Coming back to whether suicide attacks are halal or haram. I pose you a similar question. Was the invention of a bullet right or wrong? You would say, or most of you would say, it depends who is being incapacitated with it. Then why is it that when the topic of discussion is suicide attack the first reason given for its ineligibility is that it kills innocents. That is not the issue under debate. The question is, is a suicide attack, by the nature of its technique, halal or haram? For example, if the affected of 9/11 were offered a suicide attack on Osama, they would be happy to allow it. But my question is yet different. I am not asking about its legality or illegality based by virtue of its target. I am asking about it as a technique in itself. The way we have international laws of war which declare bullets and similar to be lawful and chemical and biological warfare to be illegal. Similarly, by the Book of Allah SWT, is suicide attack allowed as a war technique?

Another reason given for the illegibility of suicide attacks is that they are wrong within Pakistan but allowed in Iraq and Palestine and such. For within Pakistan you would be killing your Muslim brethren but in those other places is the non-Muslim enemy. Duh! I know it is not allowed for a Muslim to kill another Muslim. I knew it even when the Lal Masjid was attacked and Muslim soldiers killed Muslim students. I wondered then why there came forth no Fatwa that this attack is haram. Contrarily, Muslim policemen kill Muslim murderers. Of course! Here the sanctity of the Muslim life will not be honored because he violated it in the first place and deserves to be punished.

To sum up, yes innocents should not be killed, neither in a suicidal attack nor in a non-suicidal attack. Sadly, the tragic reality is that however much targeted a war attempt is, some number of innocents do get in the way. Such happened in all the wars ever happened in history and is happening in current guerilla wars. I guess then all wars of the past should be renamed to Terrorist World War I, Terrorist World War II, and so on.

Second sum, yes a Muslim should not kill another Muslim (non-Muslim neither). But what if the Muslim has become a criminal? What if the Muslim has become anti-Islam? What if the Muslim has become an ally to the enemy?

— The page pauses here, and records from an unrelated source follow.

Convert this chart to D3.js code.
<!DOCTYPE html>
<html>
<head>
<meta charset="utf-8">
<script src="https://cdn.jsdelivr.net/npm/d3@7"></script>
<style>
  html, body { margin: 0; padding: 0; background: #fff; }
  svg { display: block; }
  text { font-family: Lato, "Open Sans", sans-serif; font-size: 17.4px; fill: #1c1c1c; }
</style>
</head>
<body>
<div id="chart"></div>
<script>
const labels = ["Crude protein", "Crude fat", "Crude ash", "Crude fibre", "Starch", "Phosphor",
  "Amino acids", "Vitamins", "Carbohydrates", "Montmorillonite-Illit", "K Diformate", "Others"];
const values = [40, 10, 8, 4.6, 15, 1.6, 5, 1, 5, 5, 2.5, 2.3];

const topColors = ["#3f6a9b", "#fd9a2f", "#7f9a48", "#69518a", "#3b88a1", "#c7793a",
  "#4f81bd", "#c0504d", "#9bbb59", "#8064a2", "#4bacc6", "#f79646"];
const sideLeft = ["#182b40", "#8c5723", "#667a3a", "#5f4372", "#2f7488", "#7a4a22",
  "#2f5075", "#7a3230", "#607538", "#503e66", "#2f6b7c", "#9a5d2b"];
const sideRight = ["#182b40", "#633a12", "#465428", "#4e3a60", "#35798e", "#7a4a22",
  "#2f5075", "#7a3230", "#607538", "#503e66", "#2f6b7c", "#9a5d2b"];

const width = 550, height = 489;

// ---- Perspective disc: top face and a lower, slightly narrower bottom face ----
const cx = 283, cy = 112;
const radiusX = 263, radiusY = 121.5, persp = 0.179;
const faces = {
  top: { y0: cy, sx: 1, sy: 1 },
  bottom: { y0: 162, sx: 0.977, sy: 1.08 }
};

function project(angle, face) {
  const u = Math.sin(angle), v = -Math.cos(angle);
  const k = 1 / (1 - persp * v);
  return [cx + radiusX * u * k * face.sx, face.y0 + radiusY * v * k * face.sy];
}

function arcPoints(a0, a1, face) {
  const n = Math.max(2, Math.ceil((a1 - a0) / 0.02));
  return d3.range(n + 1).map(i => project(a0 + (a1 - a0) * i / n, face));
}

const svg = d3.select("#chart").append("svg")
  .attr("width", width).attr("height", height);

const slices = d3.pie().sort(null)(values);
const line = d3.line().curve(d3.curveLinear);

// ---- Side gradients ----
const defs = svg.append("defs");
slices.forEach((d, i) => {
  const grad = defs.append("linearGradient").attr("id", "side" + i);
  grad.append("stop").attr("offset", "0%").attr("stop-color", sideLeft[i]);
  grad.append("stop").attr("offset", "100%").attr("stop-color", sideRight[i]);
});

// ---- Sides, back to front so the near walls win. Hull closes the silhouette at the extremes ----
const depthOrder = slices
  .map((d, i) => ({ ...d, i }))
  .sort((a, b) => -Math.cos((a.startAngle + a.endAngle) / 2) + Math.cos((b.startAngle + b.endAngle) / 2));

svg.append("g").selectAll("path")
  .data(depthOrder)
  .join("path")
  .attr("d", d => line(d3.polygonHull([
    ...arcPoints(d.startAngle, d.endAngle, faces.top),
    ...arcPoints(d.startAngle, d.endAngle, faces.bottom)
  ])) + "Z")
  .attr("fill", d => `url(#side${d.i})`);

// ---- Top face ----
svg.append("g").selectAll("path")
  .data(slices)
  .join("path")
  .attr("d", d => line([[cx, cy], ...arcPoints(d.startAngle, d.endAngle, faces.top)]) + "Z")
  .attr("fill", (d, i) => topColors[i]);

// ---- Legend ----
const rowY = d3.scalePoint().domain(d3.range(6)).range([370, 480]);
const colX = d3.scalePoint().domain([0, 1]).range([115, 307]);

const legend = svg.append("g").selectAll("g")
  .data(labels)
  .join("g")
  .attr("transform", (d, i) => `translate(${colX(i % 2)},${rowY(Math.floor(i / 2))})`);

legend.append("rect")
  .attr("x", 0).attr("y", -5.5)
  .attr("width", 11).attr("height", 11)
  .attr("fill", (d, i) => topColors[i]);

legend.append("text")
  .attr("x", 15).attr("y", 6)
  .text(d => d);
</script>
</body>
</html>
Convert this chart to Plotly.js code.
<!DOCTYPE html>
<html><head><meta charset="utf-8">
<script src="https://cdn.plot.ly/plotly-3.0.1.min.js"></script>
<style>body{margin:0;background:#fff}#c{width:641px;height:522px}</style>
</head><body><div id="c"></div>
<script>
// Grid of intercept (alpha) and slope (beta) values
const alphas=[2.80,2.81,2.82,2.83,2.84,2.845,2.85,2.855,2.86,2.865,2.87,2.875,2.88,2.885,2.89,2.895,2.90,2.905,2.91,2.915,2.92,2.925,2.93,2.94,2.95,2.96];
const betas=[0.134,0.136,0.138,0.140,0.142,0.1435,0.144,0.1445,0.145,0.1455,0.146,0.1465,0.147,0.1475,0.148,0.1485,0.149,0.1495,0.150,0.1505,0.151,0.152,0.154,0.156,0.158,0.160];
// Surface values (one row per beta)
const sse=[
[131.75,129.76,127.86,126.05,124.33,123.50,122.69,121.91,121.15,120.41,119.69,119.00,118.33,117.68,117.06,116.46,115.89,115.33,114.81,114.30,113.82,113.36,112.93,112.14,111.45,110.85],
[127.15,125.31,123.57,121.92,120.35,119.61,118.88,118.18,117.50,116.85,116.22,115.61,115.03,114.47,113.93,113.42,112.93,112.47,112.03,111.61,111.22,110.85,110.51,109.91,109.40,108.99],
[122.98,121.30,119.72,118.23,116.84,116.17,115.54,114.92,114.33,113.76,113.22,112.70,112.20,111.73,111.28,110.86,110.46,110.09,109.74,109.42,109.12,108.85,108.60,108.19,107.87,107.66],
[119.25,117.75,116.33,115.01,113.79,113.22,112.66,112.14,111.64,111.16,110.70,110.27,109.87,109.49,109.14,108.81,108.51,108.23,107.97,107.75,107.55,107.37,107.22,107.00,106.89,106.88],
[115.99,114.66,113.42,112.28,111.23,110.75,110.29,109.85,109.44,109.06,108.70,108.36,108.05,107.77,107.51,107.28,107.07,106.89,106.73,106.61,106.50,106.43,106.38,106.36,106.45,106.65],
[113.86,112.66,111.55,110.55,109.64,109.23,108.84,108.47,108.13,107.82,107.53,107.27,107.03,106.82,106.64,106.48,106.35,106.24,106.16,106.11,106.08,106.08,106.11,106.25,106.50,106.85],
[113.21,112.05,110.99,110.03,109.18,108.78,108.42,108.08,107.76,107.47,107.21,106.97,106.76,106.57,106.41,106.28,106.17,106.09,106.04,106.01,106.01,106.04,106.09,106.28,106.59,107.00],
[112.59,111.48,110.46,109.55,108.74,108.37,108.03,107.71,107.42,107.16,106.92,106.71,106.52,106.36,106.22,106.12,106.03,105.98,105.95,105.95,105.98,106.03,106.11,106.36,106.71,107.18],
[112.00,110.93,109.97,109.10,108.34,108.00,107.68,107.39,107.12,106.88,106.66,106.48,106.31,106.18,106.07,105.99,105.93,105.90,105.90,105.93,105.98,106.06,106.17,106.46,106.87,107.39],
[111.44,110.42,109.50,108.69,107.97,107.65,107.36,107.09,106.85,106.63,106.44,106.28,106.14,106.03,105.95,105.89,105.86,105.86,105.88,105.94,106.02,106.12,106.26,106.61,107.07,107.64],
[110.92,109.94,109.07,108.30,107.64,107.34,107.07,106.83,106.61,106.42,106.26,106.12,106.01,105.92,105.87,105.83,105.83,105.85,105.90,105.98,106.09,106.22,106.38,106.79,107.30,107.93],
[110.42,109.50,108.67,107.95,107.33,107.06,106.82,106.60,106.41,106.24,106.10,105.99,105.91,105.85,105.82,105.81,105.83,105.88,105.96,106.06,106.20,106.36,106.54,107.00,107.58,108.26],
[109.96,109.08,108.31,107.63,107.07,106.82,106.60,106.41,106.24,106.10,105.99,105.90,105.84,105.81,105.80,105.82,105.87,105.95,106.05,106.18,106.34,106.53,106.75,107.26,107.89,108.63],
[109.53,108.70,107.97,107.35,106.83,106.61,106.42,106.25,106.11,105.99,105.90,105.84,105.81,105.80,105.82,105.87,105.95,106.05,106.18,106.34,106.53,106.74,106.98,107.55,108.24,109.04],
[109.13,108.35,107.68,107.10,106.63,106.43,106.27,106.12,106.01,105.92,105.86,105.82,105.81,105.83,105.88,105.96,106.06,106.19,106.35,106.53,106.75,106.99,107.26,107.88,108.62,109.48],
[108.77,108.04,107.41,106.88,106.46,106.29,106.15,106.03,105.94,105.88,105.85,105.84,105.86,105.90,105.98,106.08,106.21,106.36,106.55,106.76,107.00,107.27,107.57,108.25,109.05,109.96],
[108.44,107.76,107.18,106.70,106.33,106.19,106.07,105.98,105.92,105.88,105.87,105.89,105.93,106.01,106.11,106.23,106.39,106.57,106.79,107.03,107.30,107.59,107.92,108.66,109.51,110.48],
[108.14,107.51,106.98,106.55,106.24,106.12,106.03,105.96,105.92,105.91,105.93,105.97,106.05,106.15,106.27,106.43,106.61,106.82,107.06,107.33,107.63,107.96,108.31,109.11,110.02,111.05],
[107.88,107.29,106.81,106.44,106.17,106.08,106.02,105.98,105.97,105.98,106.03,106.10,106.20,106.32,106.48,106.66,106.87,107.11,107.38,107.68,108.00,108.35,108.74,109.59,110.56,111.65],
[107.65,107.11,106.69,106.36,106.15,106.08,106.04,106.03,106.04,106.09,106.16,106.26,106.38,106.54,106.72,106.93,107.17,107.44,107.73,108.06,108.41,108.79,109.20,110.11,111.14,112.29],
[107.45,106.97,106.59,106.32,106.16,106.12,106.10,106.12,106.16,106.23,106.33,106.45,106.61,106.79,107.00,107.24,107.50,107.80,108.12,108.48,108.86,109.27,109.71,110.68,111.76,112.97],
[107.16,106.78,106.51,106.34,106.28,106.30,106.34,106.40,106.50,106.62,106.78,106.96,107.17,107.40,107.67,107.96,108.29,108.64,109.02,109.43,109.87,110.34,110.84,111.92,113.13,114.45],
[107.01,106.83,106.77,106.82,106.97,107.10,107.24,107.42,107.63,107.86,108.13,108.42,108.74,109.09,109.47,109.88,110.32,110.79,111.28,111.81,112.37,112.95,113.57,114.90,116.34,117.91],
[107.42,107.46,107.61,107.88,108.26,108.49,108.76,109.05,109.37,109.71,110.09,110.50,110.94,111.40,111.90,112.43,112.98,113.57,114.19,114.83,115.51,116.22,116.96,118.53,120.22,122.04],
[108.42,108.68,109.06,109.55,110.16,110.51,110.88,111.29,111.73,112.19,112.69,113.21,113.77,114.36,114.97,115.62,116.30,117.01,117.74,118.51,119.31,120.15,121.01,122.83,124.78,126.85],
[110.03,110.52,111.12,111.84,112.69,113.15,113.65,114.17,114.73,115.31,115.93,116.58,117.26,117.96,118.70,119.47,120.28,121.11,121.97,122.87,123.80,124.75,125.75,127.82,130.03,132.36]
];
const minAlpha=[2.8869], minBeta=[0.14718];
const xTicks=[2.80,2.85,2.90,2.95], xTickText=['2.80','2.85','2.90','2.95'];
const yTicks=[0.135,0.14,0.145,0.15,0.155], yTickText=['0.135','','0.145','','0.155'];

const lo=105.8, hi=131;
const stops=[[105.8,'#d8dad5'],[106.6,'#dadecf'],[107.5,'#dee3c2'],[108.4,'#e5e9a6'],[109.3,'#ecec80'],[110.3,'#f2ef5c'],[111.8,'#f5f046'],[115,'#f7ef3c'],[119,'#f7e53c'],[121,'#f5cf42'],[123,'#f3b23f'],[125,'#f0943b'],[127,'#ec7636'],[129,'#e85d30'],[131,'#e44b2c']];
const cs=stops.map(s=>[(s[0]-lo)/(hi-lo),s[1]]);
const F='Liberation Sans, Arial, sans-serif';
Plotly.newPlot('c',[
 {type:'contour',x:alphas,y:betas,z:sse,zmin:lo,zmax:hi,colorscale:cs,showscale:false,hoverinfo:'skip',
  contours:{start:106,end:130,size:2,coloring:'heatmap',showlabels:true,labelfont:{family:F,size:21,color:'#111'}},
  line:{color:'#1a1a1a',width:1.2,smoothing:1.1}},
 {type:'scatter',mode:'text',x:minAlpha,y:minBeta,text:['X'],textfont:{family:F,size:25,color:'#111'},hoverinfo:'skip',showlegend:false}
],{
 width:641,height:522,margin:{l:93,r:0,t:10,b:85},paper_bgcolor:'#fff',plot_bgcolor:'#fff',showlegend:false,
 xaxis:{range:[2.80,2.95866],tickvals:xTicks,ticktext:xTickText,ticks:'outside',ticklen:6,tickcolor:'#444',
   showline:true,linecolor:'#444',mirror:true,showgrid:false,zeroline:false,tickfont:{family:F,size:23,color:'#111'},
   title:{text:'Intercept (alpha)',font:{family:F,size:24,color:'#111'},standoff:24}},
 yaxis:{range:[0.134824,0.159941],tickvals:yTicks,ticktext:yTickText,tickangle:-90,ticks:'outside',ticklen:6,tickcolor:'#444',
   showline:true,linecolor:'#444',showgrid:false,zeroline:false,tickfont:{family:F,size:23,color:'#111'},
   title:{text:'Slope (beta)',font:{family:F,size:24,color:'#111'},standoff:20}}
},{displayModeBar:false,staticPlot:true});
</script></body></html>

So, coming back to my question a third time, minus all the diversions. Is a suicide attack, as war technique within itself, halal or haram?

I remember a national hero from my childhood textbooks, Rashid Minhas. He was a jet-fighter officer. He was practicing one day with his coach, Mati-ur Rehman, a Muslim. The coach suddenly hit him with an iron rod, knocking him unconscious. When he gained consciousness, he saw the coach steering the airplane towards the enemies’ borders. The coach held Pakistan’s important defence information with him. Rashid Minhas understood that the coach had become a turncoat. It was now up to him to save the information from getting across the borders. He tried to contact the control tower for help, but meanwhile the plane was about to cross the borders. Left with no choice, Rashid Minhas chose to give up his life in the cause of the nation’s defence. He took hold of the airplane gear and turned it full force toward the ground below, crashing the plane, Mati-ur-Rehman and himself to death and burying the sensitive information to safety with it. He was awarded Tamgha’e Jurrat, the highest military award of Pakistan for bravery.

I also remember three other soldiers of the Pakistani army. The Indian tanks were approaching. The soldiers tied bombs with themselves and lay in the mud pretending to be dead. The Indian soldiers saw three bodies lying lifelessly in the mud and maliciously drove over them. They got blasted away but so did the Pakistani soldiers. Was it suicide? I have forgotten the names and place of this episode but I am sure many of you readers have read this episode in history. Them soldiers were much applauded for their bravery and sacrifice.

Why was a Fatwa not passed then? Or is a Fatwa being dodged now?